La svolta americana potrebbe frenare la rincorsa virtuosa degli stessi costruttori, che da tempo si svenano per produrre vetture sempre più pulite, obbligati dal sentire comune e da norme sempre più restrittive. E comunque conferma quanto decisivo sia sempre stato l’atteggiamento della casa Bianca sui destini dell’industria automobilistica mondiale. Barak Obama, soprattutto nel suo secondo mandato, oltre che battezzare il matrimonio tra Chrysler e Fiat, aveva imposto una decisa sterzata verso le energie rinnovabili e l’ecocompatibilità, favorendo la crescita di marchi votati alle “emissioni zero” come Tesla. Ora l’inversione di marcia sul clima è stata così clamorosa che lo stesso Elon Musk, che di Tesla è il fondatore, ha scaricato Trump abbandopnando polemicamente i due consigli della Casa Bianca di cui faceva parte, lo Strategic and Policy Forum e quello concentrato sul rilancio del settore manifatturiero.

Nei giorni scorsi intanto il "Washington Post" ha anticipato un documento governativo con il quale l’amministrazione Trump, dopo aver messo a capo dell’Epa (Enviromental Protection Agency) un negazionista dei cambiamenti climatici dovuti all’inquinamento come Scott Pruitt, ne ha pure ridotto il budget del 30% (48 milioni di dollari di tagli). I licenziamenti all’interno dell’agenzia sarebbero 168 e circa 50 i programmi di salvaguardia ambientale congelati, tra i quali quelli sui nuovi test più restrittivi sulle emissioni delle auto. Una notizia che potrebbe influire relativamente sul caso Fiat-Chrysler, nel mirino dell’Epa nella gestione pre-Trump e contro la quale il Dipartimento di Giustizia Usa ha aperto una causa civile per la sospetta violazione delle regole in merito alle emissioni dei veicoli diesel, ma che contrasta decisamente con la feroce guerra dichiarata a partire dal settembre 2015 dagli Stati Uniti alla Volkswagen con il “dieselgate”, conclusa con il risarcimento di 15 miliardi di dollari per i danni causati all’ambiente e ai clienti americani.

Che il grande nemico di Trump siano le auto straniere, e le tedesche in particolare, non c’è più dubbio dopo il celebre «Very bad», pronunciato alla riunione Nato a Bruxelles. «Guardate quanti milioni di auto vendono negli Usa: spaventoso.
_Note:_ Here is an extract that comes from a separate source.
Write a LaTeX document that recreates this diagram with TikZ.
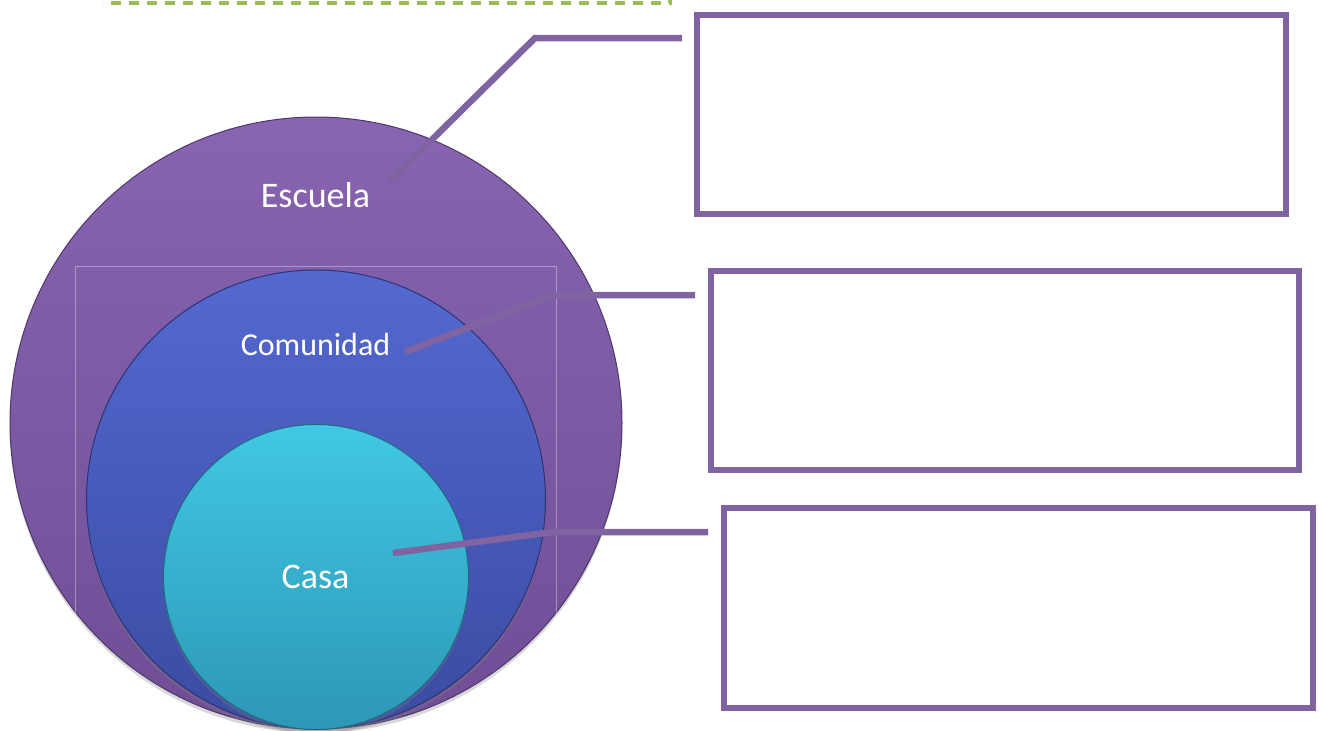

Questo lo fermeremo», avrebbe detto il presidente, riferendosi sempre alla Germania e al suo surplus commerciale durante il G7 a Taormina. Errore di traduzione o meno, l’inquilino della Casa Bianca dimentica un piccolo dettaglio: è vero che la Germania esporta 151 miliardi di dollari in automobili nel mondo, ma è vero anche che l’America stessa ne esporta 50, e di questi più di 10 riguardano auto tedesche ma fabbricate negli Usa. Facendo una guerra commerciale a Porsche, Bmw e Volkswagen, Trump danneggerebbe la stessa industria americana e migliaia di posti di lavoro di operai statunitensi.

Nella casse federali Usa intanto continuano ad affluire risorse dai costruttori di auto stranieri. I prossimi 553 milioni di dollari verranno versati dalle giapponesi Toyota, Mazda e Subaru e dalla tedesca Bmw che si sono accordate con le autorità per una “compensazione” relativa agli airbag difettosi del fornitore nipponico Takata – a sua volta multato per 1 miliardo di dollari – che avevano causato non meno di 17 morti e imposto richiami per un totale di 42 milioni di veicoli nei soli Stati Uniti.